◆ GIVEN REQUEST
Type again, exactly, the lines below from the start through the line that includes "import plotly.graph_objects as go".
### INPUT RECORDS ###
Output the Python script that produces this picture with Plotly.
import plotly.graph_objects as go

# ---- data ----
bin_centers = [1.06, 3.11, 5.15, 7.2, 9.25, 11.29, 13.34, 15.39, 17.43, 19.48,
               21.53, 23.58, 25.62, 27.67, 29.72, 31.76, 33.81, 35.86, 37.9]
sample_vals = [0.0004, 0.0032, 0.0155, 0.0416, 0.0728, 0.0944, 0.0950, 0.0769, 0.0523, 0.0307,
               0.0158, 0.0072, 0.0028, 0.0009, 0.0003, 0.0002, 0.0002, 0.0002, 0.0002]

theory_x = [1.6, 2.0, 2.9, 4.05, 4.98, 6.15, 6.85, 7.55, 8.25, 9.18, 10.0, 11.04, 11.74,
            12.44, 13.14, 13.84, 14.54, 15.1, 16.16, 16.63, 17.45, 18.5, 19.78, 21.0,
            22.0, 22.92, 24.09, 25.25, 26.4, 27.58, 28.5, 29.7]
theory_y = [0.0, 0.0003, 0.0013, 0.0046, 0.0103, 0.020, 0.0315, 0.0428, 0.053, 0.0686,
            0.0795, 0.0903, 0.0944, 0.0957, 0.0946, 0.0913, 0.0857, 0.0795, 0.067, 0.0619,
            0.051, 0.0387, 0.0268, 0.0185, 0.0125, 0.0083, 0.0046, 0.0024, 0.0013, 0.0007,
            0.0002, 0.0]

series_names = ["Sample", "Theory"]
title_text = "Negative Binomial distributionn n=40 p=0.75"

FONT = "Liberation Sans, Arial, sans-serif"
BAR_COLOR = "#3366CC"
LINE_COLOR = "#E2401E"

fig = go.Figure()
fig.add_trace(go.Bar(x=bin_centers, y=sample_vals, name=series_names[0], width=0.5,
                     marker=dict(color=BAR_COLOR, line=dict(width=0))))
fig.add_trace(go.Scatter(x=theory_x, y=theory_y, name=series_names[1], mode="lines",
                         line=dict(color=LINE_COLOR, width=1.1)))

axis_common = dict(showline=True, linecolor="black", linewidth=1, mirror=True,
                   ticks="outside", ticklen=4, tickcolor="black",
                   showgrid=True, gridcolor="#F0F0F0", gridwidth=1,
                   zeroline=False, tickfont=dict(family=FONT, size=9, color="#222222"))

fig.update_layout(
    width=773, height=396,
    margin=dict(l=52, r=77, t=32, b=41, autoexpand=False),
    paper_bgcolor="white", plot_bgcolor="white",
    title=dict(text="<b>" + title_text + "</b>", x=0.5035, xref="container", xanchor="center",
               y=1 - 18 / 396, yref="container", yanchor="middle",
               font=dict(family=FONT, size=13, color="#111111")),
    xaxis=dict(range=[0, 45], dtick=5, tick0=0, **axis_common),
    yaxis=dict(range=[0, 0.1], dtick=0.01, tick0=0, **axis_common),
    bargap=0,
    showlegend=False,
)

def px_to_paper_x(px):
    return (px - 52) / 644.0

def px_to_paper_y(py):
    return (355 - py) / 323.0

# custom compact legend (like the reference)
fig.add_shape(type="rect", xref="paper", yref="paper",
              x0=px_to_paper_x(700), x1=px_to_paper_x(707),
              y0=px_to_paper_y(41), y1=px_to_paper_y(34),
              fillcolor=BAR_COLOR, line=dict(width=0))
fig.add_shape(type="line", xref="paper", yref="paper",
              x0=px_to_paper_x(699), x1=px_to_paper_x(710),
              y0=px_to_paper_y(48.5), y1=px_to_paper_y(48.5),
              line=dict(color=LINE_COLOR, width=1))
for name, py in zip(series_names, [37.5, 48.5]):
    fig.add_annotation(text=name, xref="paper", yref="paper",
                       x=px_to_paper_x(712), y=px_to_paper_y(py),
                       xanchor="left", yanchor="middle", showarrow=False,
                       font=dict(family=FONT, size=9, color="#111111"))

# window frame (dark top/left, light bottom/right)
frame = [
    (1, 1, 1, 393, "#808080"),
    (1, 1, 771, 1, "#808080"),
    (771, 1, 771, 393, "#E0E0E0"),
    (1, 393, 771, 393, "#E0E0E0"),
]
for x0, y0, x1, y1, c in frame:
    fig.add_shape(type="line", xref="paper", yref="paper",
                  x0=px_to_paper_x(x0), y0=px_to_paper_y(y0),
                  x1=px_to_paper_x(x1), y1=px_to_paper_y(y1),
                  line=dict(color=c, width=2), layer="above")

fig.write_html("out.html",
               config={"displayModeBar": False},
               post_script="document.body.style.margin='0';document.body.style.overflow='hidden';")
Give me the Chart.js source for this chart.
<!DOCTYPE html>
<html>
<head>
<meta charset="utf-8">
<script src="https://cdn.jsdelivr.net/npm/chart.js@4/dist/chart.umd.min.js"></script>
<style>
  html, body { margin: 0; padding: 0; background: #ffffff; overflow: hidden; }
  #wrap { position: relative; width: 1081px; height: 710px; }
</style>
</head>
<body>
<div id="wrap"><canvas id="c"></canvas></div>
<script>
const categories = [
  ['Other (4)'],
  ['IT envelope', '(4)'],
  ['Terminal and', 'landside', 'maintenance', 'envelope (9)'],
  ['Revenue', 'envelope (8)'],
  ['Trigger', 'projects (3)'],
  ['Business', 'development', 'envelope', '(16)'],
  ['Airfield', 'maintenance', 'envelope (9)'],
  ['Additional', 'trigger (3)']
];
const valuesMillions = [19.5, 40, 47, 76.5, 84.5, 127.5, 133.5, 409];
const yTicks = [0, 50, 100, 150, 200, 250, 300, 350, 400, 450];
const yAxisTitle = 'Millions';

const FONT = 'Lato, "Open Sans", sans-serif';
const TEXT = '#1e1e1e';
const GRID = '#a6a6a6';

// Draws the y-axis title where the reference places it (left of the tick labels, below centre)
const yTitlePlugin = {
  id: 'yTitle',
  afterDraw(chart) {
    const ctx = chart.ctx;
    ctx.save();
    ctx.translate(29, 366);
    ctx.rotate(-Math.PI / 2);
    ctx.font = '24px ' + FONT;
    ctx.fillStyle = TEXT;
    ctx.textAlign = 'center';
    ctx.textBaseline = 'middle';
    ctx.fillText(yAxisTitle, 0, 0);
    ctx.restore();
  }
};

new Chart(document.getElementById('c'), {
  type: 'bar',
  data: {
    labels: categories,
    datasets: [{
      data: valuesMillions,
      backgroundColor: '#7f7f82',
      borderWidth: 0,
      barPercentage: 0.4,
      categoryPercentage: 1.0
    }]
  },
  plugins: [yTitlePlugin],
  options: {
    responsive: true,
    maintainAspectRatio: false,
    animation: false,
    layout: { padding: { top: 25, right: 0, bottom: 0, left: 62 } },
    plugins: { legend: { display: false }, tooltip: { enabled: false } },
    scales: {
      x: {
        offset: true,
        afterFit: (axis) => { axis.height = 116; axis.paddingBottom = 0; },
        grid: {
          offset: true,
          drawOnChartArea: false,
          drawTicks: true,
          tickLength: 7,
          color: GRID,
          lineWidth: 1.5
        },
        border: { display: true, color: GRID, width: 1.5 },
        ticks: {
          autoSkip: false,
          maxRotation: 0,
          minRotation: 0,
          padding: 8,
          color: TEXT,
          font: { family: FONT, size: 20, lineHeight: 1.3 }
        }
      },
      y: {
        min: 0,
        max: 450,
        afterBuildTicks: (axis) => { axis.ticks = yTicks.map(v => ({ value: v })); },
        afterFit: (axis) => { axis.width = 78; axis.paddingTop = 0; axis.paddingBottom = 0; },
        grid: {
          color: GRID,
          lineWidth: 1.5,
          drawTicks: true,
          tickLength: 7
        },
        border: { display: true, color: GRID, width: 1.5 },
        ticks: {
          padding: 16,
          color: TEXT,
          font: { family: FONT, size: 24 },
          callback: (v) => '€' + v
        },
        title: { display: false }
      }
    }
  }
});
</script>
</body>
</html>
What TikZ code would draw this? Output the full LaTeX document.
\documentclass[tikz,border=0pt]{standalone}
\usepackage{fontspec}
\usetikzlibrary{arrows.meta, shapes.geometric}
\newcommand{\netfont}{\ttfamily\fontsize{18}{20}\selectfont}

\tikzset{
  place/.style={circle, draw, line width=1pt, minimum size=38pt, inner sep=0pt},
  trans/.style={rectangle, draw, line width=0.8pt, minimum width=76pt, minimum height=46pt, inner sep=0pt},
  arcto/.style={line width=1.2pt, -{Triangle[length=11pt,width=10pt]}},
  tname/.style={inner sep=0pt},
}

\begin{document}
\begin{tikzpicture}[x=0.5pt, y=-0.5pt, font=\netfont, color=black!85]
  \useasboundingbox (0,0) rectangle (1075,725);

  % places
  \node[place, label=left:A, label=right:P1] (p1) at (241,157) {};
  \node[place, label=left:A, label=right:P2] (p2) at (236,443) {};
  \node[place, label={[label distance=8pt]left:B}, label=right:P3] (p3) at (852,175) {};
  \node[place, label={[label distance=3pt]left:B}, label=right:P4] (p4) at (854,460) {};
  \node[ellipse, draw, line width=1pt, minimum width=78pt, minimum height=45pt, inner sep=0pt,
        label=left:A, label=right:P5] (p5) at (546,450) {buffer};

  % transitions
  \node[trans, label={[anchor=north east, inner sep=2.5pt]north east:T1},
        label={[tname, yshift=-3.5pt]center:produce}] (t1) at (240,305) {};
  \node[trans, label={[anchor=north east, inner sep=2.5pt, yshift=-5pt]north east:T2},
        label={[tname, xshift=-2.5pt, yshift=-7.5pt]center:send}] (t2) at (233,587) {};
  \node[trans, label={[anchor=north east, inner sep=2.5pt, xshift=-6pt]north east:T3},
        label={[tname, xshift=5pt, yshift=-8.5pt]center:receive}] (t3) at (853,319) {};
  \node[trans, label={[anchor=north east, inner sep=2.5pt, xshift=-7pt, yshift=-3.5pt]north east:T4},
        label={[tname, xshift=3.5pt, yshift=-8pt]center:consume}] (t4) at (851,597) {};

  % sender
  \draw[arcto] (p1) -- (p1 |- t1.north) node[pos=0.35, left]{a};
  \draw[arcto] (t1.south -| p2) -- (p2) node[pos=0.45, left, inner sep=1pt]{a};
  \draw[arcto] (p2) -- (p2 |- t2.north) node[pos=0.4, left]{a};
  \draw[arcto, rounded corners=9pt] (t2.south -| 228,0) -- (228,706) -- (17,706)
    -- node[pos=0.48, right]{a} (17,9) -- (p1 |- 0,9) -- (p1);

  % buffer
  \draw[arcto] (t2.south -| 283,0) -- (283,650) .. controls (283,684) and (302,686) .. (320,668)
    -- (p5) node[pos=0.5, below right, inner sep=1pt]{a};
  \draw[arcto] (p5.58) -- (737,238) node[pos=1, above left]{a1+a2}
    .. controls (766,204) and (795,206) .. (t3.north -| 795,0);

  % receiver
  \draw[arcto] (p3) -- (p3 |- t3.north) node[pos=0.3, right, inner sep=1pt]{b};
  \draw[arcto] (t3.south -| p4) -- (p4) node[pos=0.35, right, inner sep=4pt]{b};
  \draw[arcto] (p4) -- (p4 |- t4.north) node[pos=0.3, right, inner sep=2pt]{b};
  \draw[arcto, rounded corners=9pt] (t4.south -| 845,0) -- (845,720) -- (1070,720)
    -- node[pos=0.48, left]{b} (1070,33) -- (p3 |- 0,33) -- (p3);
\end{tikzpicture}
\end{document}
###
◆ PROBLEM SOLUTION
Output the Python script that produces this picture with Plotly.
import plotly.graph_objects as go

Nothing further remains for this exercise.